Perhaps the most potentially commercial film in the collection, Moore said, is Ngangura Mweze's "La Vie Est Belle" (Life Is Rosy). This exuberant romp, made in 1987, features Zairian music legend Papa Wemba as a poor aspiring singer from the country who comes to the city to break into radio and television. His triumph over a series of obstacles is an illustration of Zairian's faith in "debrouillardise"--fending for yourself to survive.

"Touki Bouki" (Journey of the Hyena) is Djibril Diop Mambety's landmark 1973 Senegalese film. "It's one of those films that people may have heard about but not seen," Moore said. Influenced by the French New Wave, this rueful and restless social drama follows two young lovers who yearn to escape their dusty hometown for Paris.

Cameroonian director Jean Pierre Bekolo was 26 when he made "Quartier Mozart" and is, Moore said, "an example of someone influenced by world pop culture."

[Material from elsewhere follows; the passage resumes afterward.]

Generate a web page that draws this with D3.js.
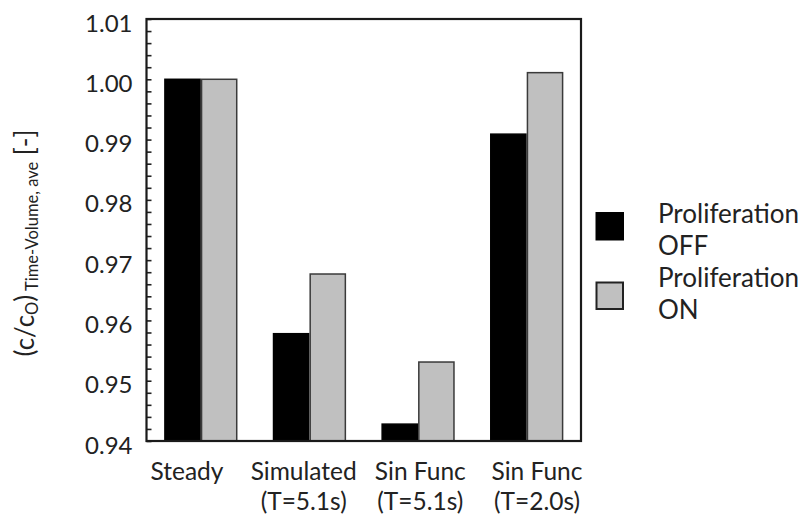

Bekolo, who previously edited music videos, has cited Spike Lee's "Do the Right Thing" and his book "She's Gotta Have It: Inside Guerrilla Filmmaking" as inspirations for his breakthrough film, which was awarded the Prix Afrique en Creation at the 1992 Cannes Film Festival.

This unsentimental comic fantasy unfolds during the course of 48 hours as a schoolgirl, with the help of a local sorceress, enters the body of a young man to discover the sexual politics of her working-class neighborhood.

Gaston Kabore's "Wend Kuuni" (God's Gift) was the first major feature-length film produced in Burkina Faso. It is a deliberately paced fable about a mysterious young orphan who is found mute and without memory. He is befriended by villagers whose generosity triumphs over the bigotry and cruelty that drove the boy from his native village.

African cinema lags behind African music in finding an international audience. "Africa is a continent that people don't know about," Moore said. "They think of war and famine."

Traditionally, he added, Hollywood films haven't been much help: "Even in movies that are supposed to be about Africa, a person who is African is peripheral to the story. This series smashes stereotypes and shows Africa's rich diversity. These cultures are not static. There is change going on."